§ **SUPPLIED DATA**
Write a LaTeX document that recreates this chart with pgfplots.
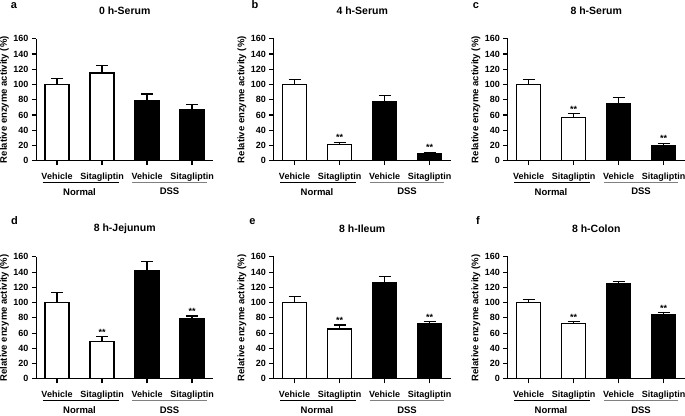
\documentclass[border=0pt]{standalone}
\usepackage{fontspec}
\setmainfont{Liberation Sans}
\usepackage{pgfplots}
\pgfplotsset{compat=1.18}
\pgfplotsset{
 panel/.style={
  scale only axis, width=176.9pt, height=122pt,
  anchor=south west,
  xmin=-0.46, xmax=3.47, ymin=0, ymax=160,
  axis x line*=bottom, axis y line*=left,
  axis line style={line width=1.1pt, -, black},
  every tick/.style={black, line width=1.1pt},
  tick align=outside, major tick length=4.5pt,
  xtick={0,1,2,3}, xticklabels={Vehicle,Sitagliptin,Vehicle,Sitagliptin},
  ytick={0,20,...,160},
  tick label style={font=\bfseries\fontsize{9}{10}\selectfont},
  xticklabel style={yshift=-4.5pt},
  /pgf/number format/assume math mode=true,
  ylabel={Relative enzyme activity (\%)},
  ylabel style={font=\bfseries\fontsize{9.5}{11}\selectfont, at={(axis description cs:-0.18,0.5)}, anchor=center},
  title style={font=\bfseries\fontsize{10.5}{12}\selectfont, at={(axis description cs:0.5,1)}, anchor=center, yshift=22pt},
  ybar, bar width=24pt, bar shift=0pt,
  clip=false,
 },
 errs/.style={error bars/.cd, y dir=plus, y explicit,
  error mark options={rotate=90, mark size=6pt, line width=1.1pt, black},
  error bar style={line width=1.1pt, black}},
 whitebar/.style={draw=black, fill=white, line width=1.1pt, errs},
 blackbar/.style={draw=black, fill=black, line width=1.1pt, errs},
}
\tikzset{
 star/.style={anchor=base, font=\bfseries\fontsize{9}{10}\selectfont, inner sep=0pt},
 grp/.style={font=\bfseries\fontsize{9.5}{11}\selectfont, anchor=center, inner sep=0pt},
 letter/.style={font=\bfseries\fontsize{11}{12}\selectfont, anchor=center, inner sep=0pt},
}
\newcommand{\groups}{%
 \draw[line width=1pt, black] ([yshift=-21.8pt]axis cs:-0.32,0) -- ([yshift=-21.8pt]axis cs:1.37,0);
 \draw[line width=1pt, gray] ([yshift=-21.8pt]axis cs:1.67,0) -- ([yshift=-21.8pt]axis cs:3.33,0);
 \node[grp] at ([yshift=-31pt]axis cs:0.5,0) {Normal};
 \node[grp] at ([yshift=-31pt]axis cs:2.5,0) {DSS};
}
\begin{document}
\begin{tikzpicture}[x=1pt,y=1pt]
\useasboundingbox (0,0) rectangle (685,-415);
% panel a
\begin{axis}[panel, at={(36.3pt,-160.7pt)}, title={0 h-Serum}]
\addplot[whitebar] coordinates {(0,100) +- (0,7.5) (1,115) +- (0,10)};
\addplot[blackbar] coordinates {(2,79.5) +- (0,8) (3,66.8) +- (0,6.5)};
\groups
\end{axis}
% panel b
\begin{axis}[panel, at={(273.8pt,-160.7pt)}, title={4 h-Serum}]
\addplot[whitebar] coordinates {(0,100) +- (0,6.5) (1,21.4) +- (0,2.5)};
\addplot[blackbar] coordinates {(2,78) +- (0,7.5) (3,9.6) +- (0,1.6)};
\node[star] at ([yshift=1.5pt]axis cs:1,23.9) {**};
\node[star] at ([yshift=1.5pt]axis cs:3,11.2) {**};
\groups
\end{axis}
% panel c
\begin{axis}[panel, at={(507.8pt,-160.7pt)}, title={8 h-Serum}]
\addplot[whitebar] coordinates {(0,100) +- (0,6.5) (1,56.8) +- (0,5)};
\addplot[blackbar] coordinates {(2,75.5) +- (0,7.5) (3,19.7) +- (0,3)};
\node[star] at ([yshift=1.5pt]axis cs:1,61.8) {**};
\node[star] at ([yshift=1.5pt]axis cs:3,22.7) {**};
\groups
\end{axis}
% panel d
\begin{axis}[panel, at={(36.3pt,-378.8pt)}, title={8 h-Jejunum}]
\addplot[whitebar] coordinates {(0,100) +- (0,13) (1,49.5) +- (0,5.7)};
\addplot[blackbar] coordinates {(2,142.5) +- (0,11) (3,78.9) +- (0,3.5)};
\node[star] at ([yshift=1.5pt]axis cs:1,55.2) {**};
\node[star] at ([yshift=1.5pt]axis cs:3,82.4) {**};
\groups
\end{axis}
% panel e
\begin{axis}[panel, at={(273.8pt,-378.8pt)}, title={8 h-Ileum}]
\addplot[whitebar] coordinates {(0,100) +- (0,8.5) (1,65.3) +- (0,5.3)};
\addplot[blackbar] coordinates {(2,126.7) +- (0,8) (3,72.8) +- (0,2.2)};
\node[star] at ([yshift=1.5pt]axis cs:1,70.6) {**};
\node[star] at ([yshift=1.5pt]axis cs:3,75) {**};
\groups
\end{axis}
% panel f
\begin{axis}[panel, at={(507.8pt,-378.8pt)}, title={8 h-Colon}]
\addplot[whitebar] coordinates {(0,100) +- (0,3.5) (1,72.3) +- (0,2.7)};
\addplot[blackbar] coordinates {(2,125) +- (0,3) (3,83.7) +- (0,2.7)};
\node[star] at ([yshift=1.5pt]axis cs:1,75) {**};
\node[star] at ([yshift=1.5pt]axis cs:3,86.4) {**};
\groups
\end{axis}
% panel letters
\node[letter] at (14,-6) {a};
\node[letter] at (255,-5) {b};
\node[letter] at (476,-6) {c};
\node[letter] at (14.5,-221) {d};
\node[letter] at (252.5,-221.5) {e};
\node[letter] at (478,-221) {f};
\end{tikzpicture}
\end{document}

§ **WHAT THE TASK ASKS**
Quote the data exactly, leaving every image out of the copy.

§ **EXERCISE SOLUTION**
Write a LaTeX document that recreates this chart with pgfplots.
\documentclass[border=0pt]{standalone}
\usepackage{fontspec}
\setmainfont{Liberation Sans}
\usepackage{pgfplots}
\pgfplotsset{compat=1.18}
\pgfplotsset{
 panel/.style={
  scale only axis, width=176.9pt, height=122pt,
  anchor=south west,
  xmin=-0.46, xmax=3.47, ymin=0, ymax=160,
  axis x line*=bottom, axis y line*=left,
  axis line style={line width=1.1pt, -, black},
  every tick/.style={black, line width=1.1pt},
  tick align=outside, major tick length=4.5pt,
  xtick={0,1,2,3}, xticklabels={Vehicle,Sitagliptin,Vehicle,Sitagliptin},
  ytick={0,20,...,160},
  tick label style={font=\bfseries\fontsize{9}{10}\selectfont},
  xticklabel style={yshift=-4.5pt},
  /pgf/number format/assume math mode=true,
  ylabel={Relative enzyme activity (\%)},
  ylabel style={font=\bfseries\fontsize{9.5}{11}\selectfont, at={(axis description cs:-0.18,0.5)}, anchor=center},
  title style={font=\bfseries\fontsize{10.5}{12}\selectfont, at={(axis description cs:0.5,1)}, anchor=center, yshift=22pt},
  ybar, bar width=24pt, bar shift=0pt,
  clip=false,
 },
 errs/.style={error bars/.cd, y dir=plus, y explicit,
  error mark options={rotate=90, mark size=6pt, line width=1.1pt, black},
  error bar style={line width=1.1pt, black}},
 whitebar/.style={draw=black, fill=white, line width=1.1pt, errs},
 blackbar/.style={draw=black, fill=black, line width=1.1pt, errs},
}
\tikzset{
 star/.style={anchor=base, font=\bfseries\fontsize{9}{10}\selectfont, inner sep=0pt},
 grp/.style={font=\bfseries\fontsize{9.5}{11}\selectfont, anchor=center, inner sep=0pt},
 letter/.style={font=\bfseries\fontsize{11}{12}\selectfont, anchor=center, inner sep=0pt},
}
\newcommand{\groups}{%
 \draw[line width=1pt, black] ([yshift=-21.8pt]axis cs:-0.32,0) -- ([yshift=-21.8pt]axis cs:1.37,0);
 \draw[line width=1pt, gray] ([yshift=-21.8pt]axis cs:1.67,0) -- ([yshift=-21.8pt]axis cs:3.33,0);
 \node[grp] at ([yshift=-31pt]axis cs:0.5,0) {Normal};
 \node[grp] at ([yshift=-31pt]axis cs:2.5,0) {DSS};
}
\begin{document}
\begin{tikzpicture}[x=1pt,y=1pt]
\useasboundingbox (0,0) rectangle (685,-415);
% panel a
\begin{axis}[panel, at={(36.3pt,-160.7pt)}, title={0 h-Serum}]
\addplot[whitebar] coordinates {(0,100) +- (0,7.5) (1,115) +- (0,10)};
\addplot[blackbar] coordinates {(2,79.5) +- (0,8) (3,66.8) +- (0,6.5)};
\groups
\end{axis}
% panel b
\begin{axis}[panel, at={(273.8pt,-160.7pt)}, title={4 h-Serum}]
\addplot[whitebar] coordinates {(0,100) +- (0,6.5) (1,21.4) +- (0,2.5)};
\addplot[blackbar] coordinates {(2,78) +- (0,7.5) (3,9.6) +- (0,1.6)};
\node[star] at ([yshift=1.5pt]axis cs:1,23.9) {**};
\node[star] at ([yshift=1.5pt]axis cs:3,11.2) {**};
\groups
\end{axis}
% panel c
\begin{axis}[panel, at={(507.8pt,-160.7pt)}, title={8 h-Serum}]
\addplot[whitebar] coordinates {(0,100) +- (0,6.5) (1,56.8) +- (0,5)};
\addplot[blackbar] coordinates {(2,75.5) +- (0,7.5) (3,19.7) +- (0,3)};
\node[star] at ([yshift=1.5pt]axis cs:1,61.8) {**};
\node[star] at ([yshift=1.5pt]axis cs:3,22.7) {**};
\groups
\end{axis}
% panel d
\begin{axis}[panel, at={(36.3pt,-378.8pt)}, title={8 h-Jejunum}]
\addplot[whitebar] coordinates {(0,100) +- (0,13) (1,49.5) +- (0,5.7)};
\addplot[blackbar] coordinates {(2,142.5) +- (0,11) (3,78.9) +- (0,3.5)};
\node[star] at ([yshift=1.5pt]axis cs:1,55.2) {**};
\node[star] at ([yshift=1.5pt]axis cs:3,82.4) {**};
\groups
\end{axis}
% panel e
\begin{axis}[panel, at={(273.8pt,-378.8pt)}, title={8 h-Ileum}]
\addplot[whitebar] coordinates {(0,100) +- (0,8.5) (1,65.3) +- (0,5.3)};
\addplot[blackbar] coordinates {(2,126.7) +- (0,8) (3,72.8) +- (0,2.2)};
\node[star] at ([yshift=1.5pt]axis cs:1,70.6) {**};
\node[star] at ([yshift=1.5pt]axis cs:3,75) {**};
\groups
\end{axis}
% panel f
\begin{axis}[panel, at={(507.8pt,-378.8pt)}, title={8 h-Colon}]
\addplot[whitebar] coordinates {(0,100) +- (0,3.5) (1,72.3) +- (0,2.7)};
\addplot[blackbar] coordinates {(2,125) +- (0,3) (3,83.7) +- (0,2.7)};
\node[star] at ([yshift=1.5pt]axis cs:1,75) {**};
\node[star] at ([yshift=1.5pt]axis cs:3,86.4) {**};
\groups
\end{axis}
% panel letters
\node[letter] at (14,-6) {a};
\node[letter] at (255,-5) {b};
\node[letter] at (476,-6) {c};
\node[letter] at (14.5,-221) {d};
\node[letter] at (252.5,-221.5) {e};
\node[letter] at (478,-221) {f};
\end{tikzpicture}
\end{document}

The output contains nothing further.